The Jokka kickstarter launches Thursday! And runs for 12 days, so if you want any of the original art (or one of the few “get yourself drawn as one of the Jokka” slots), go sign up to be notified of launch!

ON THE HORIZON: A LOT MORE ART

Scott Adams is fond of saying that you either want something, or you decide. That if you’re in the ‘I want’ phase, you don’t actually take steps; things only start happening when you have decided they’re going to happen. And I, ariisen, have finally decided I’m sick of not scanning and archiving my sketchbooks and turning them into stuff you can enjoy, like art books and prints and wiki images! I’ve already done Sketchbooks 1-10, and I’ve made a start on the next set of ten.

My plan is to run a Kickstarter for the first art book in a month or two (so if you’re a fan of my art more than my writing, your campaign is coming!) and use that as the proof-of-concept for the process for the remaining 200 or so… see where the issues are, streamline where I can, order proofs of the art book and decide what paper I like and what kinds of covers are economically feasible. I’ve timed myself and it takes about two hours to scan one sketchbook, if I stand there and do nothing but turn pages. I don’t think I can make that part go by faster, but I might be able to do something about the post-processing phase. Let the experimentation begin!

While I’m doing that, I’ll be posting some of the scans here! These posts will be separate from Back in Time Tuesday, which is for finished artwork dug out of the closet from whatever time period I feel like sharing. This means the Patreon will be getting EVEN MORE ART.

I’m debating right now whether the art sharing will be my “serial” until I’m ready to serialize new fiction.

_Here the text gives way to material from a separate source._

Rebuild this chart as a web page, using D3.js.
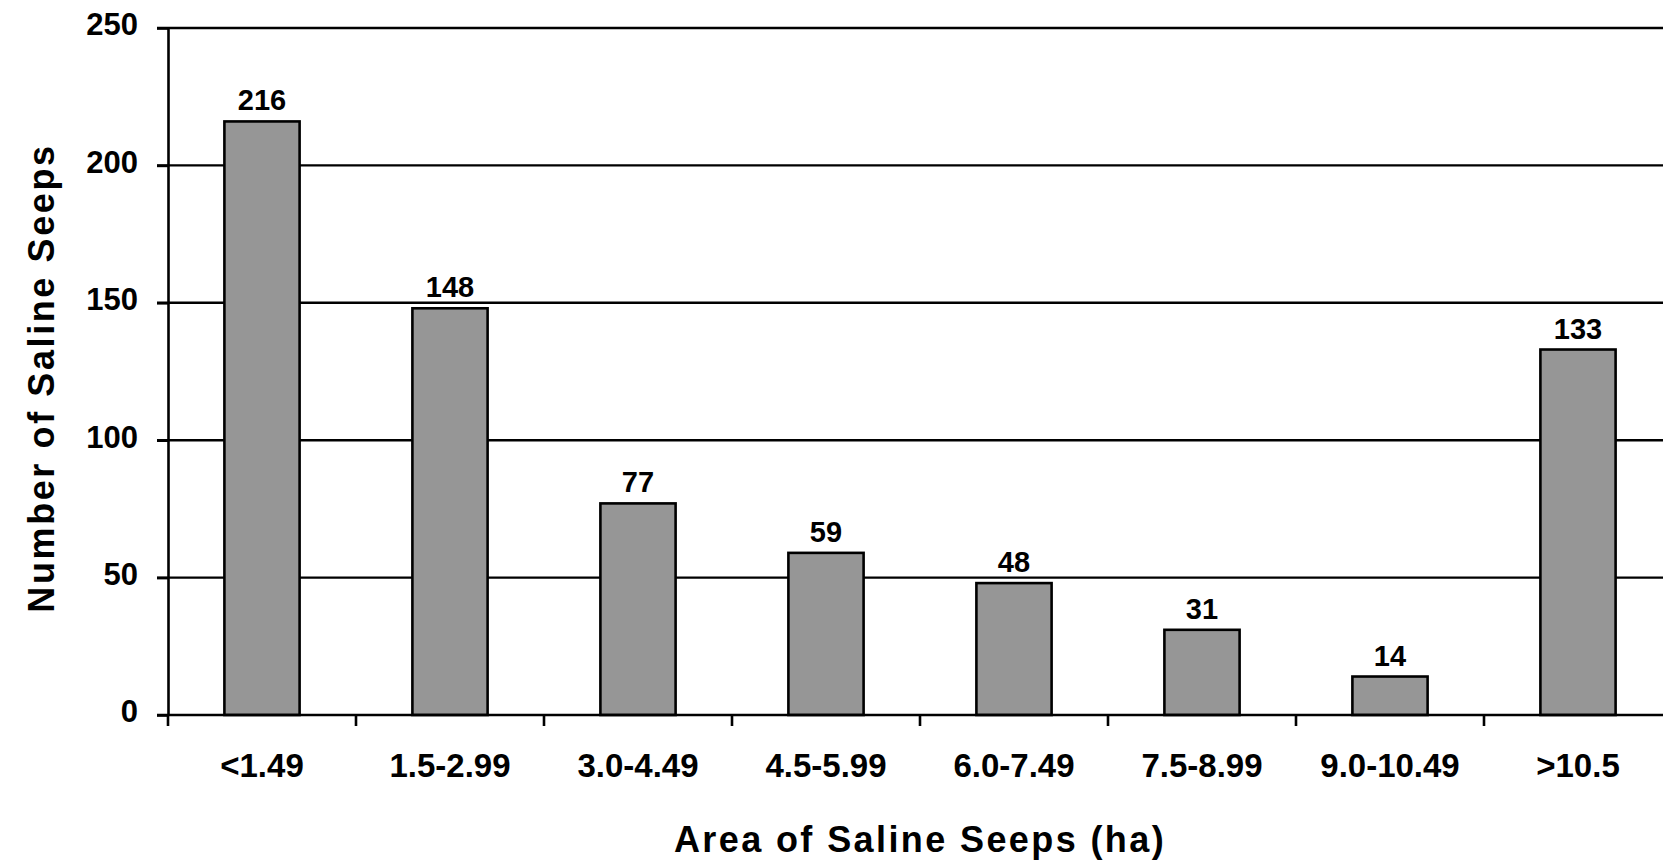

Someone also suggested writing wiki/worldbuilding entries as serial content, which might be fun. But I’m still only wanting to do those things—I definitely haven’t decided. Until then, there definitely will be an art explosion. I’ve montaged some things up there as demonstration of what you have to look forward to!

If you are a lurker, now’s a good time to decide whether you want to subscribe to contribute to my coffee fund. I do, in fact, literally drink a cup of coffee while trapped in my laundry room, turning pages and leaning on the drier! Or if you’re a paying subscriber, consider buying me a monthly coffee if you’re currently in the ‘tossing the jaguar a buck’ club. My coffee capsules are closer to $2 after shipping. XD

We’re all overloaded and looking for moments of beauty and cheer and inspiration in our days. A lot of this older artwork is silly, or delightful, or cartoonical, and I think it might be just what we need.

Seriously, check out happy bee guy there. What even was that. Lol.😂

Anyway, I'm doing the things! Jokka! Art! Fun! Forth!